EXERCISE REQUIREMENTS: Transcribe every entry word for word. Skip the pictures.
BEGIN EXTRACTED DATA
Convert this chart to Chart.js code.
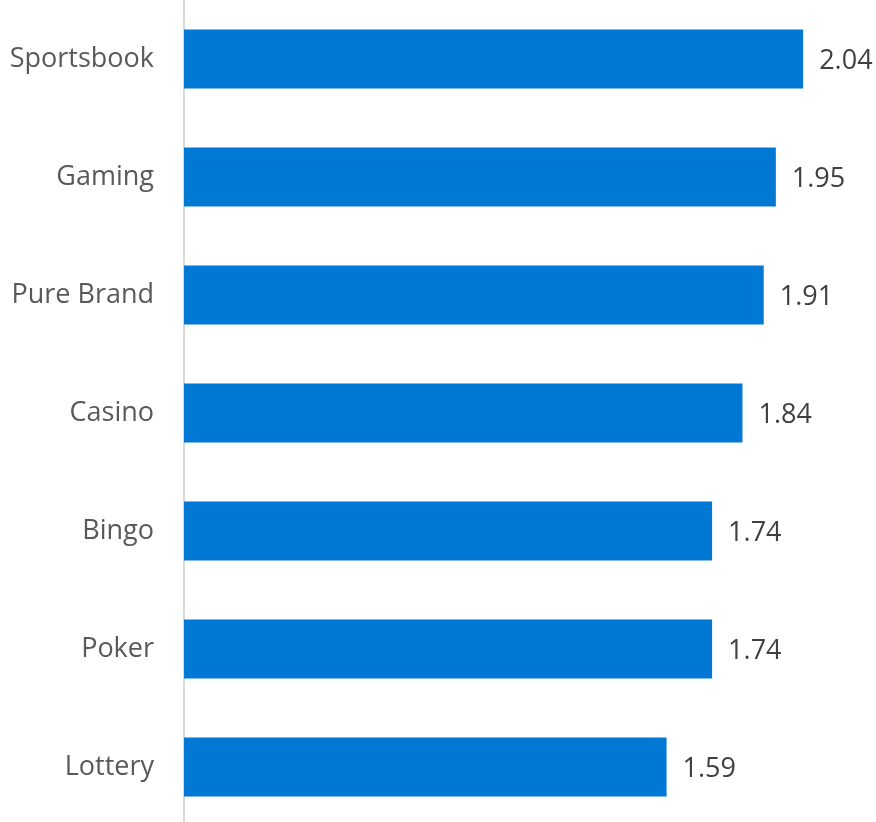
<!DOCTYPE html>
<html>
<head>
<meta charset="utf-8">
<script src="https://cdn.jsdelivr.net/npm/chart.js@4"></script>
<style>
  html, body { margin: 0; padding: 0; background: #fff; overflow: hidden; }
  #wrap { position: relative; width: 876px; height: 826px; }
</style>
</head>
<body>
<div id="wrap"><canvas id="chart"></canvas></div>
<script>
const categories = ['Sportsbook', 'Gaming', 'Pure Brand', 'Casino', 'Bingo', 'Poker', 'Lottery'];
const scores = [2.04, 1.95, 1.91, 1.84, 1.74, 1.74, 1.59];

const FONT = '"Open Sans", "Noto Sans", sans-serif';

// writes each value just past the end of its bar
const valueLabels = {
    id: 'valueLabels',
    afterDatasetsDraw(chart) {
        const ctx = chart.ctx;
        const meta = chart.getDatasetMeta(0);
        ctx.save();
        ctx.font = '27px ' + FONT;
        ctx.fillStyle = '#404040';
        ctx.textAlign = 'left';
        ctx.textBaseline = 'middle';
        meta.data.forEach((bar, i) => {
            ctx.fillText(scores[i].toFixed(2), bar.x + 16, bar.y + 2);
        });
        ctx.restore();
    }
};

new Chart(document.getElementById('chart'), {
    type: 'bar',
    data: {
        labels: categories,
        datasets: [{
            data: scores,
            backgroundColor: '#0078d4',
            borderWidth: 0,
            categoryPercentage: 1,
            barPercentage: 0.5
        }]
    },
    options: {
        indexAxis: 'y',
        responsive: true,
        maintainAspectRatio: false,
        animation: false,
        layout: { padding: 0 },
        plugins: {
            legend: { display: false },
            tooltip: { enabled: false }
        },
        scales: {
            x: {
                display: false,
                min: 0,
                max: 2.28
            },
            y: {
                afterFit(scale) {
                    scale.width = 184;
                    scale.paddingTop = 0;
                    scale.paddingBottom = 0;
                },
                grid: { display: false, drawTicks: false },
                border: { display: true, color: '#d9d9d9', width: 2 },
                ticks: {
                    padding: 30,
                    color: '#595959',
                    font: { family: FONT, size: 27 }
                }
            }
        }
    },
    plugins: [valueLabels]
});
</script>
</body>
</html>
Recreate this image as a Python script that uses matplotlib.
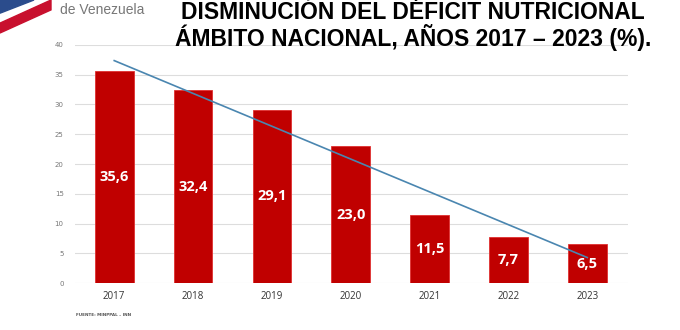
END EXTRACTED DATA
SOLUTION FOR THIS TASK:
Convert this chart to Chart.js code.
<!DOCTYPE html>
<html>
<head>
<meta charset="utf-8">
<script src="https://cdn.jsdelivr.net/npm/chart.js@4"></script>
<style>
  html, body { margin: 0; padding: 0; background: #fff; overflow: hidden; }
  #wrap { position: relative; width: 876px; height: 826px; }
</style>
</head>
<body>
<div id="wrap"><canvas id="chart"></canvas></div>
<script>
const categories = ['Sportsbook', 'Gaming', 'Pure Brand', 'Casino', 'Bingo', 'Poker', 'Lottery'];
const scores = [2.04, 1.95, 1.91, 1.84, 1.74, 1.74, 1.59];

const FONT = '"Open Sans", "Noto Sans", sans-serif';

// writes each value just past the end of its bar
const valueLabels = {
    id: 'valueLabels',
    afterDatasetsDraw(chart) {
        const ctx = chart.ctx;
        const meta = chart.getDatasetMeta(0);
        ctx.save();
        ctx.font = '27px ' + FONT;
        ctx.fillStyle = '#404040';
        ctx.textAlign = 'left';
        ctx.textBaseline = 'middle';
        meta.data.forEach((bar, i) => {
            ctx.fillText(scores[i].toFixed(2), bar.x + 16, bar.y + 2);
        });
        ctx.restore();
    }
};

new Chart(document.getElementById('chart'), {
    type: 'bar',
    data: {
        labels: categories,
        datasets: [{
            data: scores,
            backgroundColor: '#0078d4',
            borderWidth: 0,
            categoryPercentage: 1,
            barPercentage: 0.5
        }]
    },
    options: {
        indexAxis: 'y',
        responsive: true,
        maintainAspectRatio: false,
        animation: false,
        layout: { padding: 0 },
        plugins: {
            legend: { display: false },
            tooltip: { enabled: false }
        },
        scales: {
            x: {
                display: false,
                min: 0,
                max: 2.28
            },
            y: {
                afterFit(scale) {
                    scale.width = 184;
                    scale.paddingTop = 0;
                    scale.paddingBottom = 0;
                },
                grid: { display: false, drawTicks: false },
                border: { display: true, color: '#d9d9d9', width: 2 },
                ticks: {
                    padding: 30,
                    color: '#595959',
                    font: { family: FONT, size: 27 }
                }
            }
        }
    },
    plugins: [valueLabels]
});
</script>
</body>
</html>
Recreate this image as a Python script that uses matplotlib.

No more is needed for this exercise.